70% of American Workers Hate Their Jobs
11:20 am, June 25th | by Grace Rasmus
If you’re sneakily browsing the web at work, sitting at your too-small desk on your too-squeaky chair, dreading that 3:00pm meeting and counting down the hours until you can hightail it out of the office, you probably hate your job. As it turns out, you’re (unfortunately) not in the minority: according to a depressing new Gallup poll, a whopping 70 percent of Americans surveyed either hate their jobs or are totally disengaged.
The Gallup poll surveyed 150,000 full-time and part-time workers and discovered that 20 percent of workers are “actively disengaged,” meaning they complain often and spend their lunch breaks scouring the Internet for new jobs.
Before coming to Geekosystem, I worked as a substitute teacher. I didn’t love teaching, but I certainly didn’t hate it. I wasn’t miserable at work, but I was far from “actively engaged.” I showed up. Reviewed the lesson plans, and just tried to get through the day so I could go home and take a nap. I was “not engaged.” 50% of workers in America feel that way about their job. It’s not the worst thing in their lives, but it’s not what they’re passionate about.
These disengaged workers are not only bad for office morale, they’re also bad for the economy. An estimated $450 to $550 billion are lost each year due to lack of productivity, missed days of work, and stolen property.
Gallup’s CEO and chairman Jim Clifton said in a statement that poor management was one of the leading causes of employee disengagement.
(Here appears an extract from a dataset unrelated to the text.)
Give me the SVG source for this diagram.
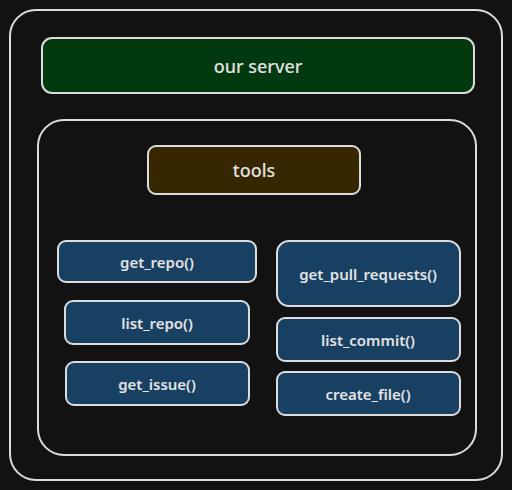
<svg xmlns="http://www.w3.org/2000/svg" width="512" height="490" viewBox="0 0 512 490">
<style>
.box{stroke:#dcdcdc;stroke-width:2;}
.frame{fill:none;stroke:#dcdcdc;stroke-width:2;}
.lbl{font-family:"Noto Sans","Open Sans",sans-serif;fill:#e3e3e3;text-anchor:middle;dominant-baseline:central;}
.big{font-size:18px;font-weight:500;}
.sm{font-size:15px;font-weight:600;}
.fn{fill:#174062;}
</style>
<rect width="512" height="490" fill="#121212"/>
<g id="outer"><rect class="frame" x="10" y="10" width="492" height="470" rx="26"/></g>
<g id="server"><rect class="box" x="42" y="38" width="432" height="55" rx="10" fill="#03390f"/><text class="lbl big" x="258" y="66">our server</text></g>
<g id="container"><rect class="frame" x="38" y="120" width="438" height="335" rx="26"/></g>
<g id="tools"><rect class="box" x="148" y="146" width="212" height="48" rx="8" fill="#362700"/><text class="lbl big" x="254" y="170">tools</text></g>
<g id="get_repo"><rect class="box fn" x="58" y="241" width="198" height="41" rx="8"/><text class="lbl sm" x="157" y="262">get_repo()</text></g>
<g id="list_repo"><rect class="box fn" x="65" y="301" width="184" height="43" rx="8"/><text class="lbl sm" x="157" y="323">list_repo()</text></g>
<g id="get_issue"><rect class="box fn" x="66" y="362" width="183" height="43" rx="8"/><text class="lbl sm" x="157" y="384">get_issue()</text></g>
<g id="get_pull_requests"><rect class="box fn" x="277" y="241" width="183" height="65" rx="12"/><text class="lbl sm" x="368" y="274">get_pull_requests()</text></g>
<g id="list_commit"><rect class="box fn" x="277" y="318" width="183" height="43" rx="8"/><text class="lbl sm" x="368" y="340">list_commit()</text></g>
<g id="create_file"><rect class="box fn" x="277" y="372" width="183" height="43" rx="8"/><text class="lbl sm" x="368" y="394">create_file()</text></g>
<g id="connectors"></g>
</svg>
The survey also shows that perks such as catered meals, ping-pong tables, nap rooms (!!!), and in-office massages do little to improve office morale . Nothing can replace the innate desire to show up to work every day.
Another startling finding is that those who work from home are actually more engaged than those in an office setting. Gallup found that 44 percent of workers with available flex time had a higher well-being than those with simply a lot of perks. This finding goes against conventional wisdom that telecommuting creates more distractions, the reasoning companies like Yahoo! use when banning at-home work.
We’re curious to know how the level of worker disengagement changes among different fields. Since full-time and part-time workers were both surveyed, that means the statistics probably cover a multitude of profession — lawyers, cashiers, pilots, artists, bankers, etc.; within each profession there are sure to be different levels and reasons for disengagement.